Dr. Puneet Dwivedi, River Basin Center affiliate and professor of sustainability sciences in UGA’s Warnell School of Forestry and Natural Resources, is among those UGA faculty members and a key member of FACETS’ team.

The Floridan Aquifer covers 100,000 square miles and is considered by the United States Geological Survey to be one of the world’s most productive aquifers. A significant portion of the aquifer is unconfined, which means the aquifer recharges quickly from rainfall because it is not overlain by a protective clay layer. That particular geologic characteristic, however, also allows the aquifer to become quickly polluted by agricultural infiltration, a situation with direct bearing on south Georgia’s economic and ecological systems.

The Upper Floridan Aquifer is close to land surface in some areas. (Image: USGS, 2018)

FACETS approached Dwivedi because of his expertise in land use. “My research efforts in forestry, water, and carbon help people see the economic and ecological payoffs improved practices can yield,” Dwivedi explains, “and a big part of FACETS’ work is figuring out the best agricultural and silvicultural practices to reduce the impact on water flows in south Georgia.”

Dwivedi’s work is helping south Georgia’s agricultural and forest industries “figure out the economic tradeoffs between water quality, quantity, and practice.” He and his team, which includes George Vellidis, Wes Porter, Carrie Furman, and Amanda Smith, all from UGA’s College of Agricultural and  Environmental Science, began their research by examining currently used farming practices for growing corn, cotton, and peanuts. Dwivedi and his team followed that research with experiments designed to explore how those practices impact water quality and flows across Georgia.

“Based on that data,” Dwivedi explains, “we can establish new practices that are economically and environmentally sustainable, which allow farmers and forest landowners  to save money and lessen the impact of pollution and overuse on the Upper Floridan Aquifer.”

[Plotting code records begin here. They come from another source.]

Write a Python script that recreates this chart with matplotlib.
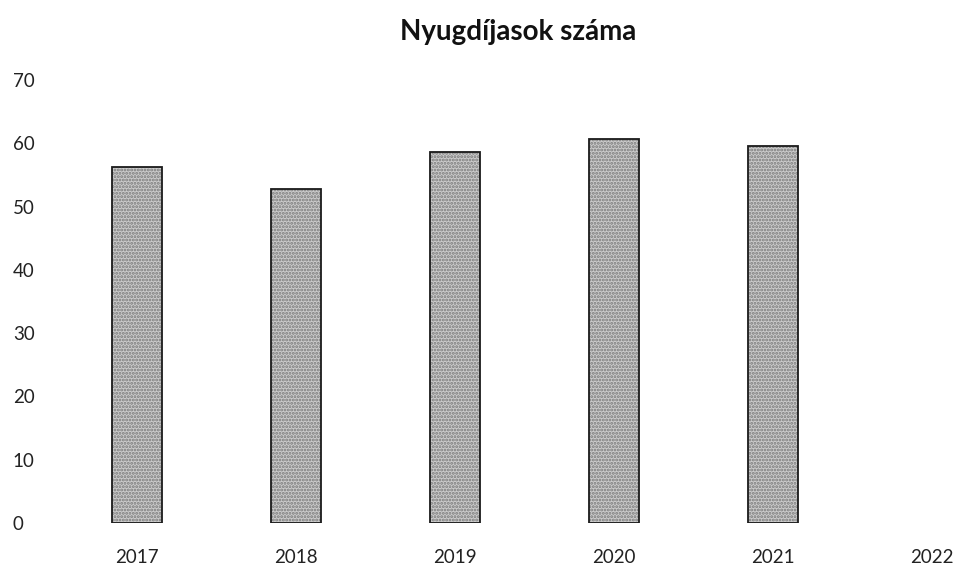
import matplotlib.pyplot as plt
import numpy as np

# data
years = ['2017', '2018', '2019', '2020', '2021', '2022']
pensioners = [56.2, 52.8, 58.7, 60.6, 59.5, np.nan]
yticks = [0, 10, 20, 30, 40, 50, 60, 70]

plt.rcParams['font.family'] = ['Lato', 'DejaVu Sans']
plt.rcParams['hatch.linewidth'] = 1.4

fig = plt.figure(figsize=(9.54, 5.67), dpi=100)
ax = fig.add_axes([60 / 954, (567 - 523) / 567, (954 - 60) / 954, (523 - 80) / 567])

x = np.arange(len(years))
# stippled fill first, then a clean black outline on top
ax.bar(x, pensioners, width=0.31, color='#cbcbcb', edgecolor='#7a7a7a',
       hatch='.....', linewidth=0)
ax.bar(x, pensioners, width=0.31, fill=False, edgecolor='#1a1a1a', linewidth=1.3)

ax.set_xlim((60 - 137) / 159, (954 - 137) / 159)
ax.set_ylim(0, 70)
ax.set_xticks(x)
ax.set_xticklabels(years, fontsize=13.5, color='#222222')
ax.set_yticks(yticks)
ax.set_yticklabels([str(t) for t in yticks], fontsize=13.5, color='#222222', ha='left')
ax.tick_params(axis='y', length=0, pad=34)
ax.tick_params(axis='x', length=0, pad=19)
for spine in ax.spines.values():
    spine.set_visible(False)

fig.text(518 / 954, 1 - 32 / 567, 'Nyugdíjasok száma', fontsize=20, fontweight='bold',
         ha='center', va='center', color='#111111')

fig.savefig('out.png', dpi=100)
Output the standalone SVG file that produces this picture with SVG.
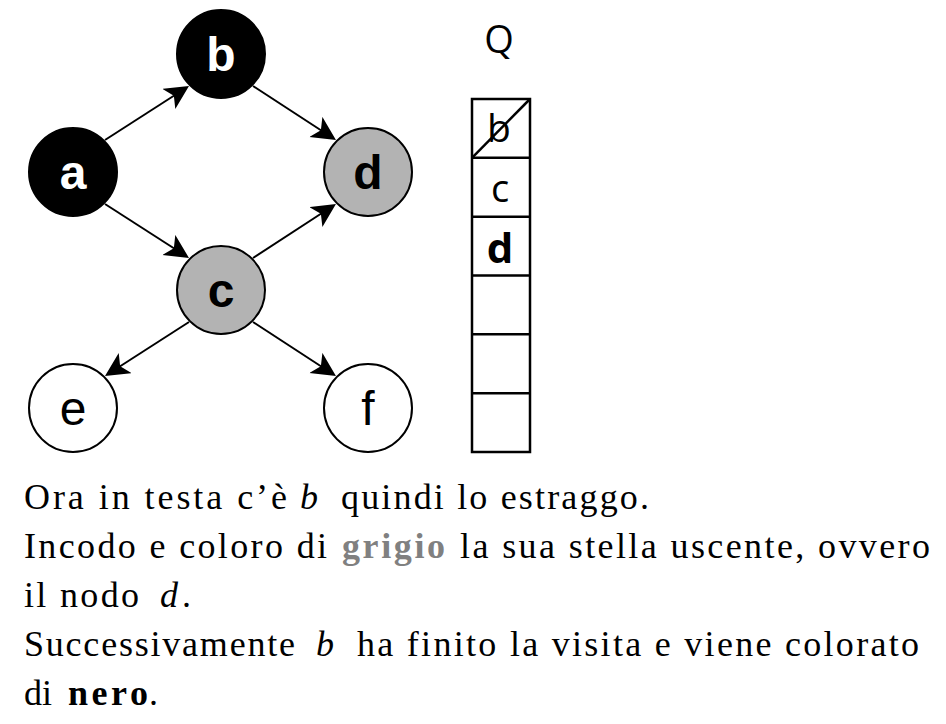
<svg xmlns="http://www.w3.org/2000/svg" width="946" height="724" viewBox="0 0 946 724">
<style>
.node{stroke:#000;stroke-width:2}
.lbl{font-family:"Liberation Sans",Arial,sans-serif;font-size:48px;text-anchor:middle}
.b{font-weight:bold}
.edge{stroke:#000;stroke-width:2;fill:none;marker-end:url(#arr)}
.q{font-family:"Open Sans","Noto Sans",sans-serif;text-anchor:middle}
.cell{fill:none;stroke:#000;stroke-width:2.5}
.txt{font-family:"Liberation Serif","Times New Roman",serif;font-size:36px;fill:#000}
.it{font-style:italic}
.grey{fill:#808080;font-weight:bold}
.bold{font-weight:bold}
</style>
<defs>
<marker id="arr" markerUnits="userSpaceOnUse" markerWidth="26" markerHeight="26" refX="12" refY="12" orient="auto" viewBox="0 0 26 26">
<path d="M0,0 L24,12 L0,24 L6,12 Z" fill="#000"/>
</marker>
</defs>
<rect width="946" height="724" fill="#fff"/>
<g id="connectors">
<path class="edge" d="M105,140 L178.9,92.5"/>
<path class="edge" d="M253,86 L325.9,133.5"/>
<path class="edge" d="M105,204 L178.9,251.5"/>
<path class="edge" d="M253,258 L325.9,210.5"/>
<path class="edge" d="M189,322 L115.1,369.5"/>
<path class="edge" d="M253,322 L325.9,369.5"/>
</g>
<g id="node-a"><circle class="node" cx="73" cy="172" r="44" fill="#000"/><text class="lbl b" x="73" y="189" fill="#fff">a</text></g>
<g id="node-b"><circle class="node" cx="221" cy="54" r="44" fill="#000"/><text class="lbl b" x="221" y="71" fill="#fff">b</text></g>
<g id="node-c"><circle class="node" cx="221" cy="290" r="44" fill="#b3b3b3"/><text class="lbl b" x="221" y="307" fill="#000">c</text></g>
<g id="node-d"><circle class="node" cx="368" cy="172" r="44" fill="#b3b3b3"/><text class="lbl b" x="368" y="189" fill="#000">d</text></g>
<g id="node-e"><circle class="node" cx="73" cy="408" r="44" fill="#fff"/><text class="lbl" x="73" y="425" fill="#000">e</text></g>
<g id="node-f"><circle class="node" cx="368" cy="408" r="44" fill="#fff"/><text class="lbl" x="368" y="425" fill="#000">f</text></g>
<g id="queue">
<text class="q" x="499" y="53" font-size="38">Q</text>
<rect class="cell" x="472" y="99" width="58" height="353"/>
<path class="cell" d="M472,157.8 H530 M472,216.7 H530 M472,275.5 H530 M472,334.3 H530 M472,393.2 H530"/>
<text class="q" x="499" y="142" font-size="39">b</text>
<path class="cell" d="M472,157.8 L530,99"/>
<text class="q" x="500" y="202" font-size="38">c</text>
<text class="q" x="500" y="263" font-size="42" font-weight="bold">d</text>
</g>
<g id="caption">
<text class="txt" x="24" y="509" textLength="263" lengthAdjust="spacing">Ora in testa c’è</text>
<text class="txt it" x="300" y="509">b</text>
<text class="txt" x="341" y="509" textLength="308" lengthAdjust="spacing">quindi lo estraggo.</text>

<text class="txt" x="24" y="558" textLength="303" lengthAdjust="spacing">Incodo e coloro di</text>
<text class="txt grey" x="342" y="558" textLength="103" lengthAdjust="spacing">grigio</text>
<text class="txt" x="460" y="558" textLength="470" lengthAdjust="spacing">la sua stella uscente, ovvero</text>

<text class="txt" x="24" y="607" textLength="115" lengthAdjust="spacing">il nodo</text>
<text class="txt it" x="160" y="607">d</text>
<text class="txt" x="182" y="607">.</text>

<text class="txt" x="24" y="656" textLength="271" lengthAdjust="spacing">Successivamente</text>
<text class="txt it" x="316" y="656">b</text>
<text class="txt" x="357" y="656" textLength="562" lengthAdjust="spacing">ha finito la visita e viene colorato</text>

<text class="txt" x="24" y="705">di</text>
<text class="txt bold" x="68" y="705" textLength="80" lengthAdjust="spacing">nero</text>
<text class="txt" x="149" y="705">.</text>
</g>
</svg>
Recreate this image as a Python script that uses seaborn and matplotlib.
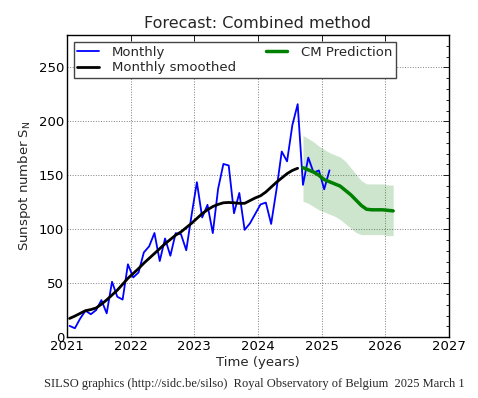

Workshops bring regional stakeholders and experts together to explore economic-environmental tradeoffs (Image: FACETS)

A critical component of FACETS’ overall plan is the bringing together of stakeholder communities and freshwater experts. Dwivedi’s work with the project, for example, involves scientific and economic modeling, as well as engaging with local communities.

“It’s important for scientists to be seen as present and working with local stakeholders,” says Dwivedi, who is also one of FACETS’ modeling team coordinators. He continually seeks feedback on his research from local farmers, landowners, and nonprofit organizations “to make sure our modeling reflects what is happening locally to ensure that science and practice are complementary to each other.”

Puneet Dwivedi’s work as a professor and RBC affiliate with the multi-state, interdisciplinary FACETS organization connects freshwater science to the physical and economic welfare of those living in Georgia and the southeastern United States. Dwivedi’s treatment of ecologic and economic health as complementary, rather than mutually exclusive issues is helping create a sustainable future for the Upper Floridan Aquifer.